Elwood Rich, a Riverside County Superior Court judge who opened the school in 1971, died last year. His sons Greg and Brian Rich, who serve as assistant to the dean and registrar, are ready to retire.

The school offers a part-time, four-year evening program and was never interested in ABA accreditation or becoming a State Bar of California-approved school. That’s one reason they’ve been able to keep tuition low, says Brian Rich. Its law professors are all adjuncts, and students use the Riverside County law library for research. The school is housed in what used to be the White Sands Supper Club, the Press Enterprise reports.

Elwood Rich previously taught tort classes at Riverside University Law School. After authorities shut down it down for student-loan violations, he tried to find spots for the students at other law schools, with no luck. So he opened his own law school.

“We’ve really filled a niche in the community, and provided a very affordable education for residents of this area,” says Brian Rich.

California Southern’s class of 2016 had 11 graduates, and he expects about 30 people for the incoming fall class. Anyone who meets State Bar of California requirements for attending law school can get into the school. Some students don’t have undergraduate degrees, Brian Rich says, which is permitted by the bar.

He counts law enforcement officers, nurses and teachers among California Southern’s 400 graduates. Many start sole practices, but there are also alums working as prosecutors and public defenders in Riverside and San Bernardino Counties. Some have gone on to become judges.

“We’ve always operated with the philosophy of opportunity. We’ve never required students to take the LSAT, and we don’t peruse applications to determine who may or may not be admitted,” Brian Rich says. “After working here 23 years, I’m convinced that people are either wired to study law or they’re not.”

Those who don’t have what it takes are often weeded out by the State Bar of California’s First-Year Law Students’ Examination, which students at non-accredited schools take.
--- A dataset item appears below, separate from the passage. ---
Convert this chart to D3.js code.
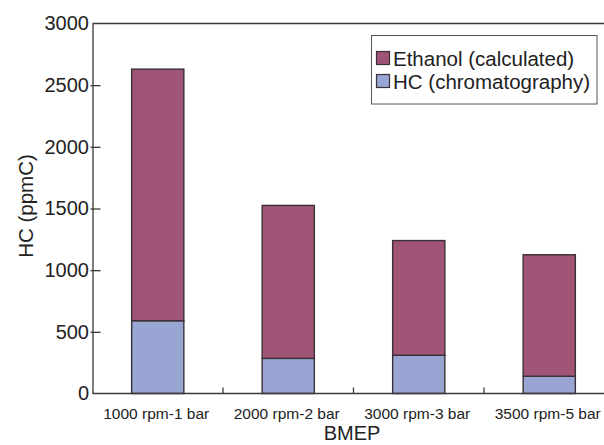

“The beauty of this law school is that you know exactly what you have to teach people for them to pass the bar exam,” says Brian Rich, who was a fifth-grade teacher before he joined his dad and brother at the law school.

“We’ve never gotten caught up in all the trappings and bureaucracy that you see in educational institutions,” he adds. “There’s no committee for curriculum development here, we don’t have to develop new academic programs. We teach what you need to pass the bar.”

Admissions peaked in the 1990s. Brian Rich says that today, their competition for the most part are online law schools. However, according to him, the school is still profitable, and if the right person came along, he and his brother might consider selling it.

“The type of person you’d need is someone who after 20 years of banging around the courthouse is tired of it, and wants to do something else,” says Brian Rich. “This is kind of a niche market. It’s not like a restaurant, where there are a large number of people who’d have the ability to run it.”